>> Start GIVEN INFORMATION

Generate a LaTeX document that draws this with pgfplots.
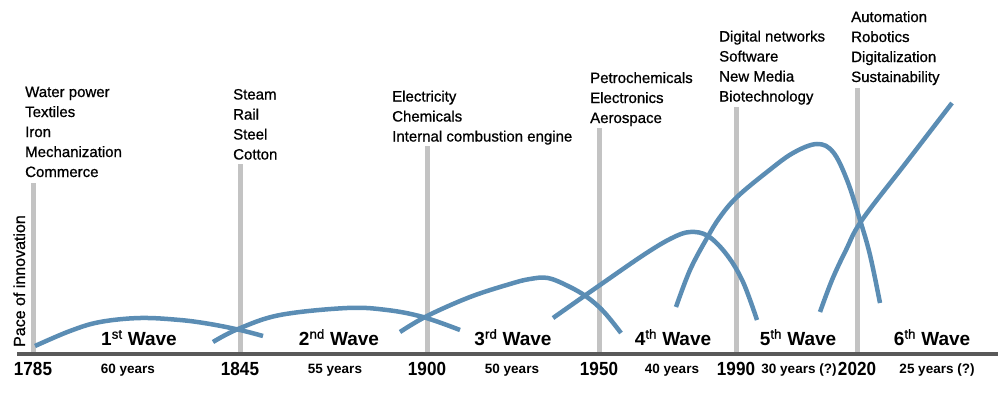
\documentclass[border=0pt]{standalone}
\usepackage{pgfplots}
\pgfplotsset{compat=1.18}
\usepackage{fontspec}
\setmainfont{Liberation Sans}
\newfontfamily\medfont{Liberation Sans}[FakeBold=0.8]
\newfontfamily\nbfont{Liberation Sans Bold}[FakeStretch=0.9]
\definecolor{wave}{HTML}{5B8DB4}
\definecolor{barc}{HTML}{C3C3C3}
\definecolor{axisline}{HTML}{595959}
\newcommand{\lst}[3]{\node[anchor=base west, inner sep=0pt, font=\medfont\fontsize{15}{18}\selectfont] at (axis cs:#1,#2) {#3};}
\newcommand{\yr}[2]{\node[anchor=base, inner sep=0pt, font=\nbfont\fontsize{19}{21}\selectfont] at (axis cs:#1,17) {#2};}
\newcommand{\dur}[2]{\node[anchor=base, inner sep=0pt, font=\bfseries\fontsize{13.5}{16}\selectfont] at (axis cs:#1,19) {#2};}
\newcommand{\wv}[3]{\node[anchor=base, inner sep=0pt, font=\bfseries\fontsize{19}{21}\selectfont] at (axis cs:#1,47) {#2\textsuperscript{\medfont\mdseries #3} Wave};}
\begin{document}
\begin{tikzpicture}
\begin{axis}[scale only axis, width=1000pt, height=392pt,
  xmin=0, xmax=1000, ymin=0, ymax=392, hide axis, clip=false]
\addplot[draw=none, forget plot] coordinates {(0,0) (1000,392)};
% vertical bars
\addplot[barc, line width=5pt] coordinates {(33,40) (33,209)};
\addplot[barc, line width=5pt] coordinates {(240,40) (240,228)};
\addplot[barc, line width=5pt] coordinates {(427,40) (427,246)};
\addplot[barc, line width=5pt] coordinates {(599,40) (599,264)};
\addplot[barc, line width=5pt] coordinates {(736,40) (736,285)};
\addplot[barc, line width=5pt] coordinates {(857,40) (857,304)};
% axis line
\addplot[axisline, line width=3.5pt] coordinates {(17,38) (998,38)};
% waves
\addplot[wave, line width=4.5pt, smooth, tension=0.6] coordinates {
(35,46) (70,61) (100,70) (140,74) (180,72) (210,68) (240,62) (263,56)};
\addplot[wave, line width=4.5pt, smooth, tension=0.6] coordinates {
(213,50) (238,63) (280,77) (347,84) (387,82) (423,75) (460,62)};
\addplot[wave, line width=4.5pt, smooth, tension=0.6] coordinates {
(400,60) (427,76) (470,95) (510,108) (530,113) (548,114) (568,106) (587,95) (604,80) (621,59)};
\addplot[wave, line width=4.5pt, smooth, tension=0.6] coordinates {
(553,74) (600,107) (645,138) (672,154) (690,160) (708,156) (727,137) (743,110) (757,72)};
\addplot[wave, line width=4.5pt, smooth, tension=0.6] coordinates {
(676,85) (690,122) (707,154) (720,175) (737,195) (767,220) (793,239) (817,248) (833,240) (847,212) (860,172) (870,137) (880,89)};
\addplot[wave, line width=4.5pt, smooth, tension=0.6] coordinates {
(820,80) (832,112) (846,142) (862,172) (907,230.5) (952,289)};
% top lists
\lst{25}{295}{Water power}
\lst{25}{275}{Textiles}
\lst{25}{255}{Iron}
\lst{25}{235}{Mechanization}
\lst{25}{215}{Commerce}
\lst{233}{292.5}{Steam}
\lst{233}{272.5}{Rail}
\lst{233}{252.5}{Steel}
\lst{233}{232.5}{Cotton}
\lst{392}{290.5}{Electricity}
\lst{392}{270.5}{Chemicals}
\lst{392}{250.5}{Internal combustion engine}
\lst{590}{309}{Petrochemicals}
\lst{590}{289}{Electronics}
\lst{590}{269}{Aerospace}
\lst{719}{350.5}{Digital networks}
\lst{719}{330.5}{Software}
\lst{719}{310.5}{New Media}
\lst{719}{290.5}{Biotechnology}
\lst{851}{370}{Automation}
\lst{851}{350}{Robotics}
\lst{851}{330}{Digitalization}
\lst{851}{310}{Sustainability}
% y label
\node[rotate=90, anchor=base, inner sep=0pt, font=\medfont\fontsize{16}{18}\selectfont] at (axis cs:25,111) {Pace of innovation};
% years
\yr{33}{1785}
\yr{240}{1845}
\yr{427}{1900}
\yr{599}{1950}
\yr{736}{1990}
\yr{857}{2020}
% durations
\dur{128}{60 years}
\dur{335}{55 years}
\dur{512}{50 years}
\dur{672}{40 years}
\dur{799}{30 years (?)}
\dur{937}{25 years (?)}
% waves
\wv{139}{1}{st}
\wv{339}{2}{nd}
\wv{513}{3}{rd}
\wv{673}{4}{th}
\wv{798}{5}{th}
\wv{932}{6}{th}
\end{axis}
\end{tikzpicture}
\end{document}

>> End GIVEN INFORMATION

▶ _PROBLEM DETAILS_: Quote the material word for word, dropping any images it holds.

▶ _WRITTEN ANSWER_:
Generate a LaTeX document that draws this with pgfplots.
\documentclass[border=0pt]{standalone}
\usepackage{pgfplots}
\pgfplotsset{compat=1.18}
\usepackage{fontspec}
\setmainfont{Liberation Sans}
\newfontfamily\medfont{Liberation Sans}[FakeBold=0.8]
\newfontfamily\nbfont{Liberation Sans Bold}[FakeStretch=0.9]
\definecolor{wave}{HTML}{5B8DB4}
\definecolor{barc}{HTML}{C3C3C3}
\definecolor{axisline}{HTML}{595959}
\newcommand{\lst}[3]{\node[anchor=base west, inner sep=0pt, font=\medfont\fontsize{15}{18}\selectfont] at (axis cs:#1,#2) {#3};}
\newcommand{\yr}[2]{\node[anchor=base, inner sep=0pt, font=\nbfont\fontsize{19}{21}\selectfont] at (axis cs:#1,17) {#2};}
\newcommand{\dur}[2]{\node[anchor=base, inner sep=0pt, font=\bfseries\fontsize{13.5}{16}\selectfont] at (axis cs:#1,19) {#2};}
\newcommand{\wv}[3]{\node[anchor=base, inner sep=0pt, font=\bfseries\fontsize{19}{21}\selectfont] at (axis cs:#1,47) {#2\textsuperscript{\medfont\mdseries #3} Wave};}
\begin{document}
\begin{tikzpicture}
\begin{axis}[scale only axis, width=1000pt, height=392pt,
  xmin=0, xmax=1000, ymin=0, ymax=392, hide axis, clip=false]
\addplot[draw=none, forget plot] coordinates {(0,0) (1000,392)};
% vertical bars
\addplot[barc, line width=5pt] coordinates {(33,40) (33,209)};
\addplot[barc, line width=5pt] coordinates {(240,40) (240,228)};
\addplot[barc, line width=5pt] coordinates {(427,40) (427,246)};
\addplot[barc, line width=5pt] coordinates {(599,40) (599,264)};
\addplot[barc, line width=5pt] coordinates {(736,40) (736,285)};
\addplot[barc, line width=5pt] coordinates {(857,40) (857,304)};
% axis line
\addplot[axisline, line width=3.5pt] coordinates {(17,38) (998,38)};
% waves
\addplot[wave, line width=4.5pt, smooth, tension=0.6] coordinates {
(35,46) (70,61) (100,70) (140,74) (180,72) (210,68) (240,62) (263,56)};
\addplot[wave, line width=4.5pt, smooth, tension=0.6] coordinates {
(213,50) (238,63) (280,77) (347,84) (387,82) (423,75) (460,62)};
\addplot[wave, line width=4.5pt, smooth, tension=0.6] coordinates {
(400,60) (427,76) (470,95) (510,108) (530,113) (548,114) (568,106) (587,95) (604,80) (621,59)};
\addplot[wave, line width=4.5pt, smooth, tension=0.6] coordinates {
(553,74) (600,107) (645,138) (672,154) (690,160) (708,156) (727,137) (743,110) (757,72)};
\addplot[wave, line width=4.5pt, smooth, tension=0.6] coordinates {
(676,85) (690,122) (707,154) (720,175) (737,195) (767,220) (793,239) (817,248) (833,240) (847,212) (860,172) (870,137) (880,89)};
\addplot[wave, line width=4.5pt, smooth, tension=0.6] coordinates {
(820,80) (832,112) (846,142) (862,172) (907,230.5) (952,289)};
% top lists
\lst{25}{295}{Water power}
\lst{25}{275}{Textiles}
\lst{25}{255}{Iron}
\lst{25}{235}{Mechanization}
\lst{25}{215}{Commerce}
\lst{233}{292.5}{Steam}
\lst{233}{272.5}{Rail}
\lst{233}{252.5}{Steel}
\lst{233}{232.5}{Cotton}
\lst{392}{290.5}{Electricity}
\lst{392}{270.5}{Chemicals}
\lst{392}{250.5}{Internal combustion engine}
\lst{590}{309}{Petrochemicals}
\lst{590}{289}{Electronics}
\lst{590}{269}{Aerospace}
\lst{719}{350.5}{Digital networks}
\lst{719}{330.5}{Software}
\lst{719}{310.5}{New Media}
\lst{719}{290.5}{Biotechnology}
\lst{851}{370}{Automation}
\lst{851}{350}{Robotics}
\lst{851}{330}{Digitalization}
\lst{851}{310}{Sustainability}
% y label
\node[rotate=90, anchor=base, inner sep=0pt, font=\medfont\fontsize{16}{18}\selectfont] at (axis cs:25,111) {Pace of innovation};
% years
\yr{33}{1785}
\yr{240}{1845}
\yr{427}{1900}
\yr{599}{1950}
\yr{736}{1990}
\yr{857}{2020}
% durations
\dur{128}{60 years}
\dur{335}{55 years}
\dur{512}{50 years}
\dur{672}{40 years}
\dur{799}{30 years (?)}
\dur{937}{25 years (?)}
% waves
\wv{139}{1}{st}
\wv{339}{2}{nd}
\wv{513}{3}{rd}
\wv{673}{4}{th}
\wv{798}{5}{th}
\wv{932}{6}{th}
\end{axis}
\end{tikzpicture}
\end{document}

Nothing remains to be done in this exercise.